Jeśli jednak wiesz że krótkotrwały stan chandry dopada Cię co jakiś czas, warto z nim walczyć. W jaki sposób? Przeczytaj kilka raz, a szybko się przekonasz że sposobów na zły humor jest wiele!
Przede wszystkim doskonała na smutki i złe nastroje jest muzyka! Dlaczego? Ta wesoła, energiczna wciska w nas wręcz nowe życie, a radosne piosenki potrafią przypomnieć szybko wesołe chwile. Puść sobie piosenkę z wakacji, przy których szaleliście z grupą znajomych na plażowych balangach. Pomaga? Nawet jeśli wywoła to u Ciebie jedynie leciutki uśmiech- jest dobrze! Jeśli także teraz masz na podorędziu znajomych, warto byście w ramach poskramiania smutków zrobili spontaniczną imprezę przypominającą wakacyjne dni.
Bardzo ciekawym pomysłem mogą być przebieranki, bo któż ich nie lubi? Tutaj można też przywołać taniec. Oczywiście nie walc ani powolne bujanie się od ściany do ściany, ale energiczne rytmy, które wypędzą negatywne myśli i przykre emocje.
Kobietom często poprawiają humor zakupy. Myślisz że to tylko utarty banał, który często powtarzają mężczyźni gdy nie mają pomysłu na rozgryzienie myśli ich ukochanych? To niestety (a może na szczęście!) prawda, gdyż robienie zakupów poprawia nastrój obu płciom. Nowy nabytek, który może być nawet zwykłym drobiazgiem, może zlikwidować chandrę na wiele dni.

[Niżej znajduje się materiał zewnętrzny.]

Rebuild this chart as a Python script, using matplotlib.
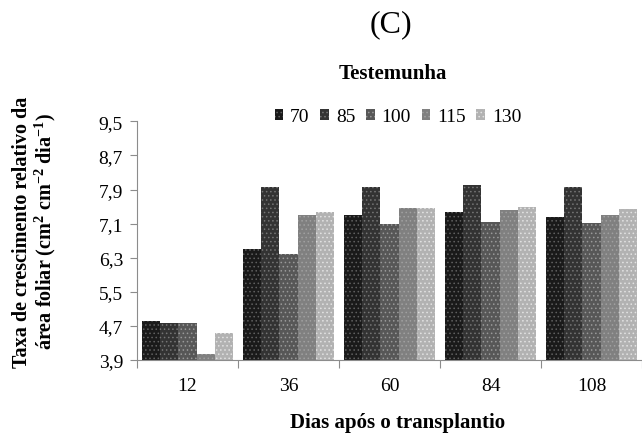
import matplotlib
matplotlib.use("Agg")
import matplotlib.pyplot as plt
import numpy as np
from matplotlib.patches import Patch

plt.rcParams["font.family"] = ["Liberation Serif", "DejaVu Serif"]
plt.rcParams["mathtext.fontset"] = "custom"
plt.rcParams["mathtext.rm"] = "Liberation Serif"
plt.rcParams["mathtext.bf"] = "Liberation Serif:bold"
plt.rcParams["mathtext.default"] = "bf"
plt.rcParams["hatch.linewidth"] = 0.6

# Data
days = ["12", "36", "60", "84", "108"]
series = ["70", "85", "100", "115", "130"]
v70 = [4.82, 6.51, 7.30, 7.37, 7.26]
v85 = [4.77, 7.96, 7.96, 8.01, 7.96]
v100 = [4.77, 6.38, 7.10, 7.14, 7.12]
v115 = [4.04, 7.30, 7.46, 7.42, 7.30]
v130 = [4.53, 7.38, 7.46, 7.48, 7.44]
yticks = [3.9, 4.7, 5.5, 6.3, 7.1, 7.9, 8.7, 9.5]

values = [v70, v85, v100, v115, v130]
faces = ["#1a1a1a", "#333333", "#575757", "#808080", "#b2b2b2"]
hatch_cols = ["#606060", "#757575", "#999999", "#a0a0a0", "#e2e2e2"]

fig = plt.figure(figsize=(6.42, 4.35), dpi=100)
ax = fig.add_axes([137 / 642, 1 - 361 / 435, 1 - 137 / 642, (361 - 122.3) / 435])

x = np.arange(len(days))
w = 0.18
base = yticks[0]
handles = []
for i, (name, vals) in enumerate(zip(series, values)):
    heights = np.array(vals) - base
    ax.bar(x + (i - 2) * w, heights, w, bottom=base, color=faces[i],
           edgecolor=hatch_cols[i], hatch="....", linewidth=0)
    handles.append(Patch(facecolor=faces[i], edgecolor=hatch_cols[i],
                         hatch="....", linewidth=0, label=name))

ax.set_ylim(yticks[0], yticks[-1])
ax.set_xlim(-0.5, 4.417)
ax.set_yticks(yticks)
ax.set_yticklabels([f"{v:.1f}".replace(".", ",") for v in yticks], fontsize=14)

# boundary ticks between groups, labels at group centres
ax.set_xticks(np.arange(len(days) + 1) - 0.5)
ax.set_xticklabels([])
ax.set_xticks(x, minor=True)
ax.set_xticklabels(days, minor=True, fontsize=14)
ax.tick_params(axis="x", which="minor", length=0, pad=12)
ax.tick_params(axis="x", which="major", length=6, color="#8c8c8c")
ax.tick_params(axis="y", length=5, color="#8c8c8c", pad=5)

for side in ("top", "right"):
    ax.spines[side].set_visible(False)
for side in ("left", "bottom"):
    ax.spines[side].set_color("#8c8c8c")

fig.text(391 / 642, 1 - 25 / 435, "(C)", fontsize=23, ha="center", va="center")
fig.text(393 / 642, 1 - 74 / 435, "Testemunha", fontsize=15, fontweight="bold",
         ha="center", va="center")
fig.legend(handles=handles, loc="center", bbox_to_anchor=(398 / 642, 1 - 118 / 435),
           ncol=5, frameon=False, fontsize=14, handlelength=0.45, handleheight=0.45,
           handletextpad=0.35, columnspacing=0.55)
fig.text(398 / 642, 1 - 423 / 435, "Dias após o transplantio", fontsize=15,
         fontweight="bold", ha="center", va="center")
fig.text(35 / 642, 1 - 232 / 435,
         "Taxa de crescimento relativo da\n"
         r"área foliar (cm$^{2}$ cm$^{-2}$ dia$^{-1}$)",
         fontsize=14.5, fontweight="bold", rotation=90, ha="center", va="center",
         multialignment="center", linespacing=1.05)

fig.savefig("out.png", dpi=100)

Ważne jest oczywiście by było to coś wesołego, niekoniecznie przydatnego, ale pozwalającego poczuć się pogodniej, bądź nawet bardziej sexy i lepiej we własnej skórze. Wizyta w dużym hipermarkecie dobrze zrobi na nasz nastrój, szczególnie jeśli trwają akurat przeceny, upolowanie czegoś interesującego za połowę ceny czyni z nas prawdziwych myśliwych, którzy wracają do domu dzierżąc w dłoniach zdobycz.

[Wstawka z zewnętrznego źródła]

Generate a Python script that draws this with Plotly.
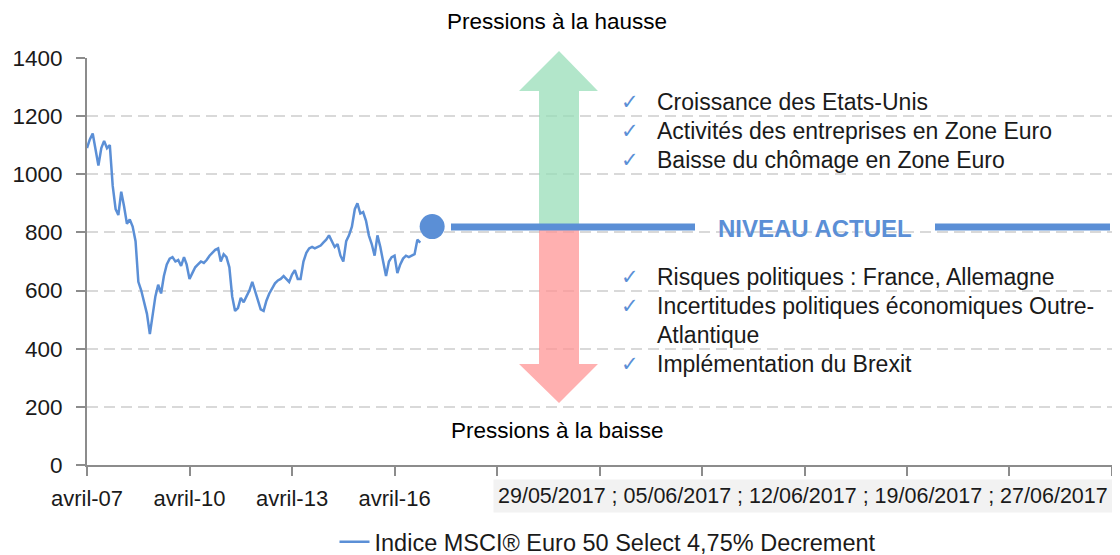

Gdy już jesteśmy w markecie warto byśmy pamiętali także o swoich żołądkach. Wyczerpujące zakupy potrafią zmęczyć każdego, dlatego doskonałym rozwiązaniem na to będzie wizyta w kawiarni. Przy pysznej kawce i ciastku (raz na jakiś czas można sobie pozwolić bez strachu o sylwetkę…) każdy smutas odzyska humor i na nowo zacznie cieszyć się życiem. Nie warto wtedy wyrzucać sobie każdej zjedzonej kalorii, potraktujmy to jako interesującą i swoistą terapię, którą wcielamy w życie wyłącznie po to aby po prostu poprawić sobie nastrój.

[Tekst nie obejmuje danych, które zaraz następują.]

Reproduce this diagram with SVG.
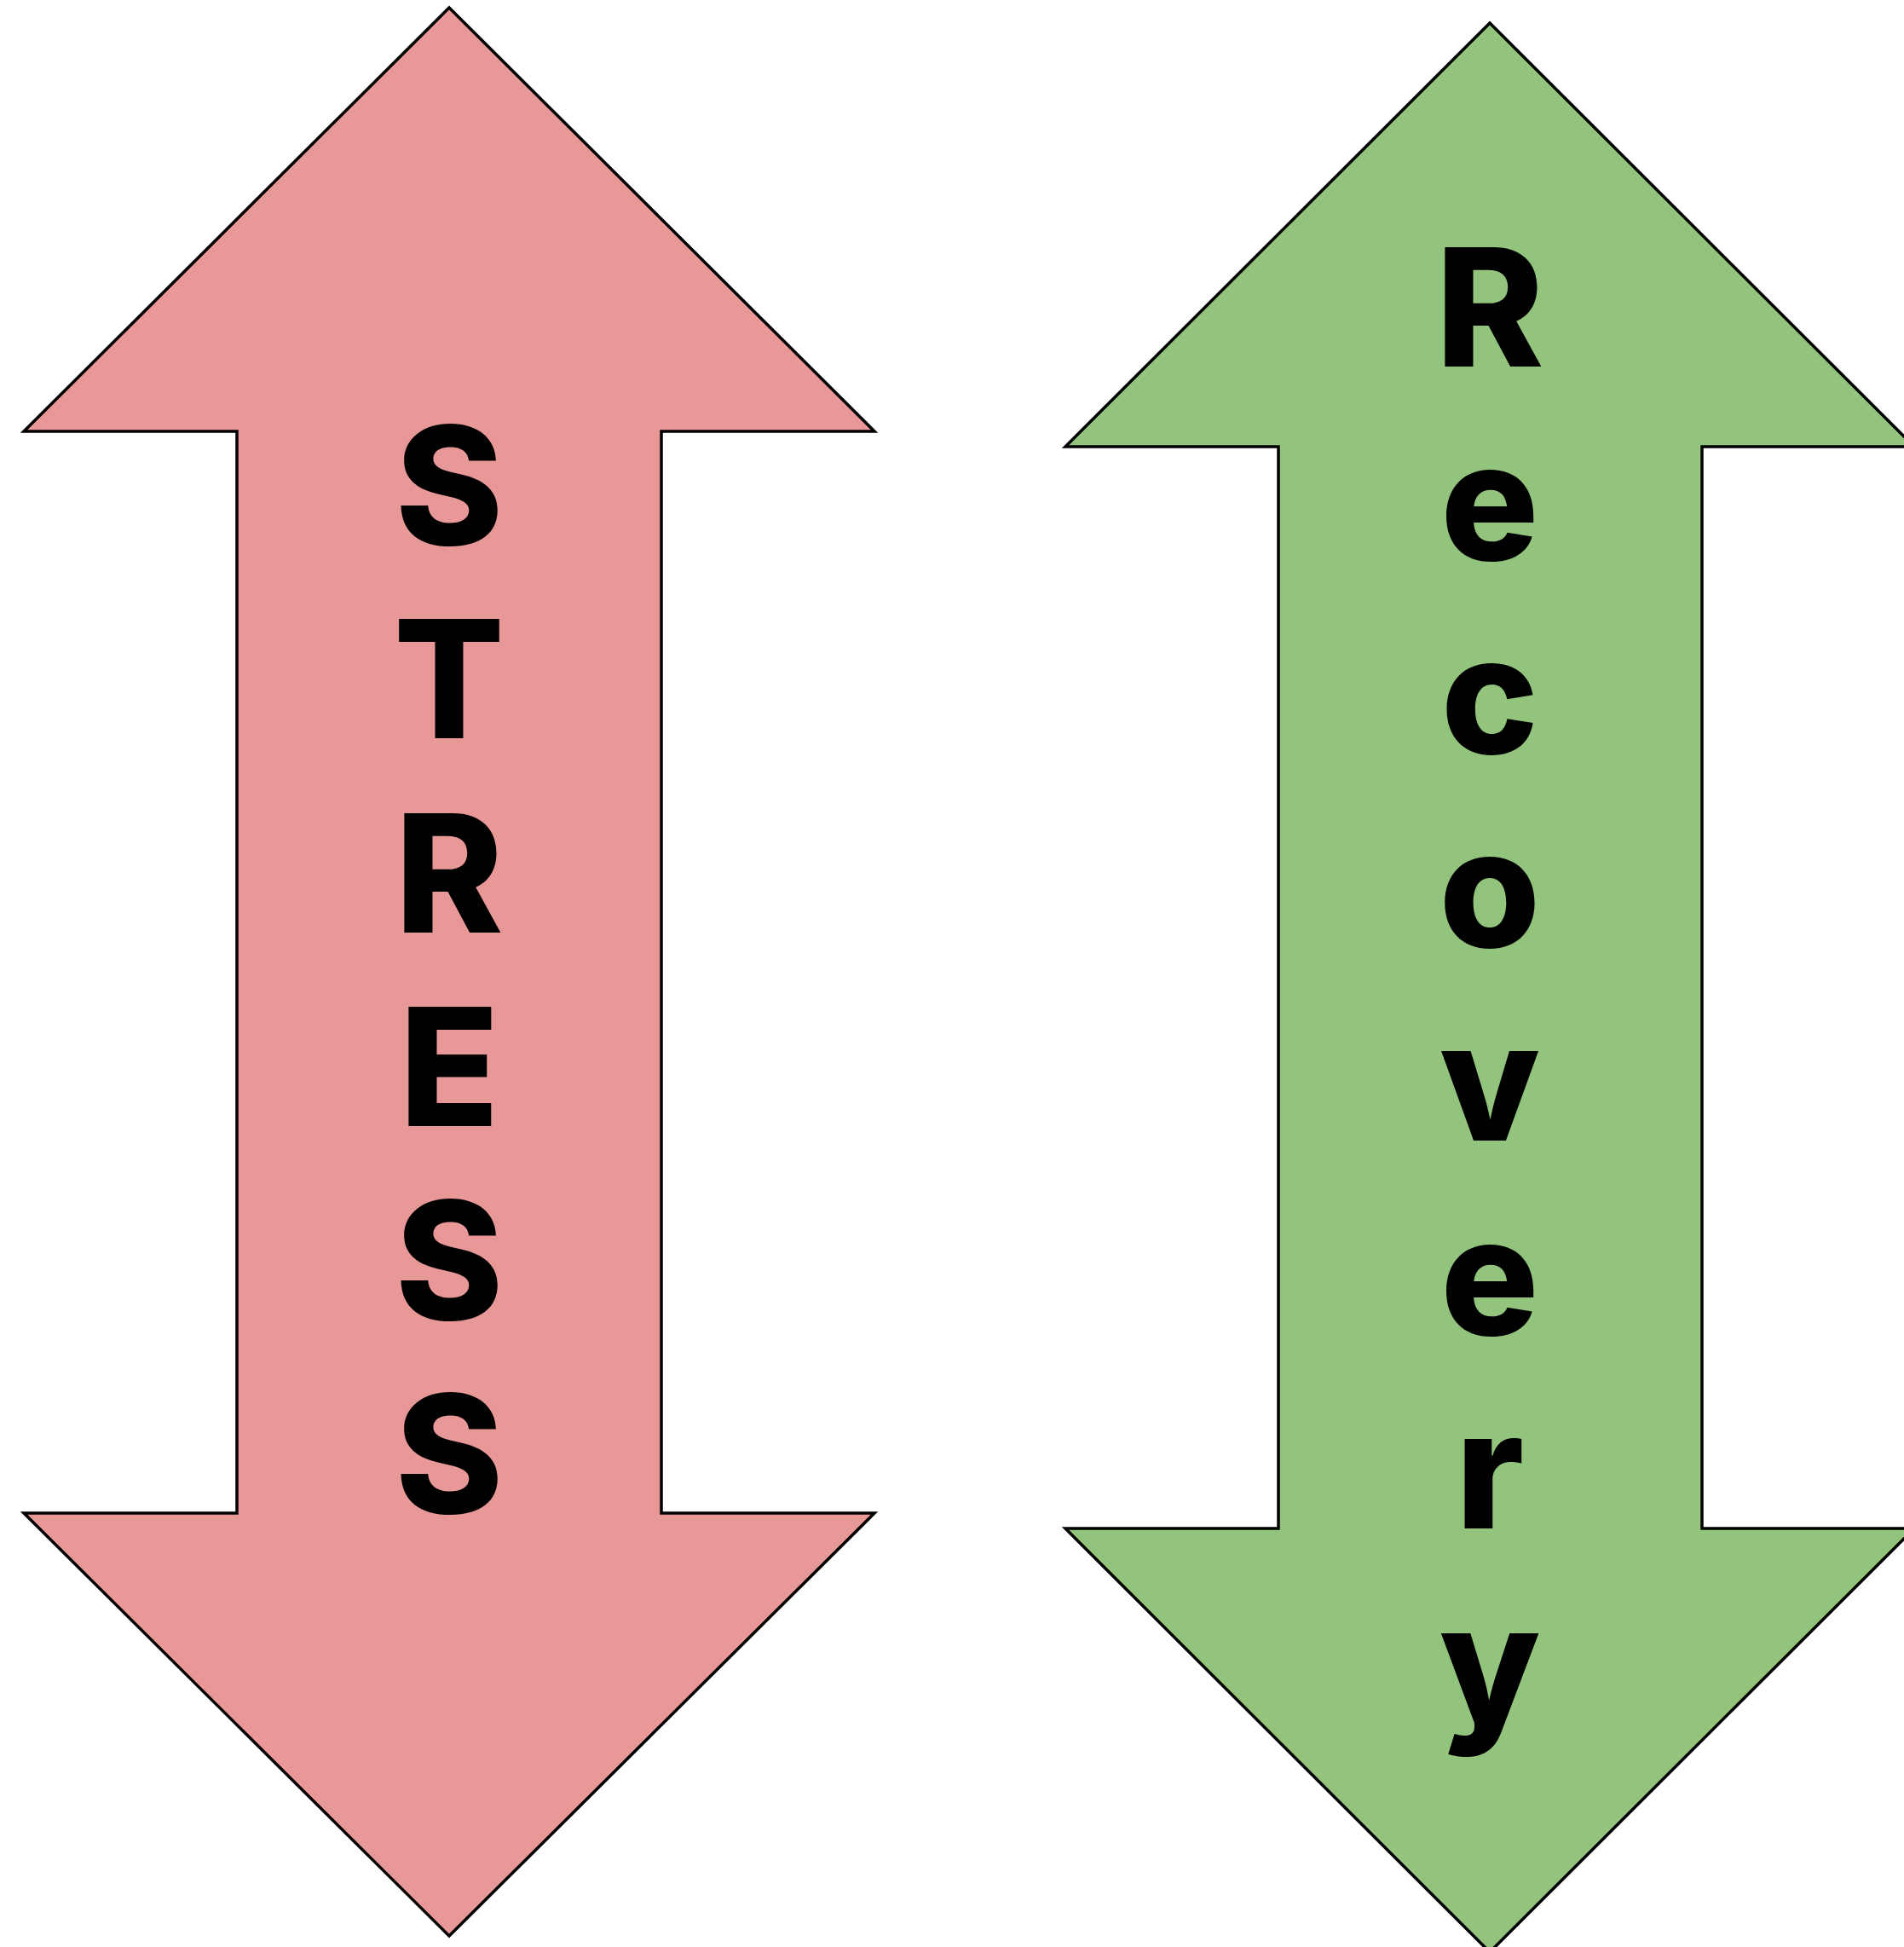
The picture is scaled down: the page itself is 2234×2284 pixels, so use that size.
<svg xmlns="http://www.w3.org/2000/svg" width="2234" height="2284" viewBox="0 0 2234 2284">
<style>
.arrow{stroke:#000;stroke-width:3.5;stroke-linejoin:miter}
.stress{fill:#E99898}
.recovery{fill:#93C47D}
.lbl{font-family:Inter,"Noto Sans","DejaVu Sans",sans-serif;font-weight:800;font-size:192px;fill:#000;text-anchor:middle}
</style>
<rect width="2234" height="2284" fill="#fff"/>
<g id="stress-arrow">
<polygon class="arrow stress" points="527,9 1026,506 776,506 776,1775 1026,1775 527,2271 28,1775 278,1775 278,506 28,506"/>
<text class="lbl" x="527" y="639">S</text>
<text class="lbl" x="527" y="866">T</text>
<text class="lbl" x="527" y="1094">R</text>
<text class="lbl" x="527" y="1321">E</text>
<text class="lbl" x="527" y="1548">S</text>
<text class="lbl" x="527" y="1775">S</text>
</g>
<g id="recovery-arrow">
<polygon class="arrow recovery" points="1748,27 2246,524 1997,524 1997,1793 2246,1793 1748,2290 1250,1793 1500,1793 1500,524 1250,524"/>
<text class="lbl" x="1748" y="430">R</text>
<text class="lbl" x="1748" y="657">e</text>
<text class="lbl" x="1748" y="884">c</text>
<text class="lbl" x="1748" y="1111">o</text>
<text class="lbl" x="1748" y="1338">v</text>
<text class="lbl" x="1748" y="1566">e</text>
<text class="lbl" x="1748" y="1793">r</text>
<text class="lbl" x="1748" y="2021">y</text>
</g>
<g id="connectors"></g>
</svg>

Oczywiście nie trzeba od razu zjeść na raz największego tortu, czy babki z ogromną ilością bitej śmietany, ale skromna przekąska będzie odpowiednia nawet dla wiecznie odchudzającej się pani.
Wciąż masz dość szarości życia i swojego złego humoru? Zbierz paczkę przyjaciół i namów ich byście wspólnie zastanowili się w jaki sposób poprawić sobie nastrój. Oni pewnie także od czasu do czasu wpadają w gorszy stan, dlatego każdy z nich z pewnością ma swoje sposoby. Zróbcie burzę mózgów, a kto wie- może któryś sposób będzie odpowiedni także dla Ciebie! Nie liczą się jednak faktyczne sposoby ale masa śmiechu, która powstanie przy wymyślaniu wciąż kolejnych rozwiązań na poradzenie sobie z szarugą i codziennym stresem.
Już lepiej? Na sam koniec polecam dobry film, który można oglądać nawet w samotności. Każdy uwielbia się śmiać z niezbyt mądrych komedii, nawet jeśli nikomu się do tego nie przyznajemy. Warto jednak wybierać sprawdzone filmy, byśmy spod fontanny śmiechu nie wpadli do strumyka zażenowania, na przykład polskimi komediami ostatnich lat.
Jeśli akurat nie przepadasz za typowymi komediami możesz wybrać z półki film którego dawno nie widziałeś, a od zawsze przywoływał uśmiech na Twojej twarzy. Ukochana animacja z dzieciństwa? Film który oglądałeś z pierwszą sympatią?
Obojętnie co to będzie, ważne by nie dobijało i nie pogarszało dodatkowo świeżo polepszonego nastroju.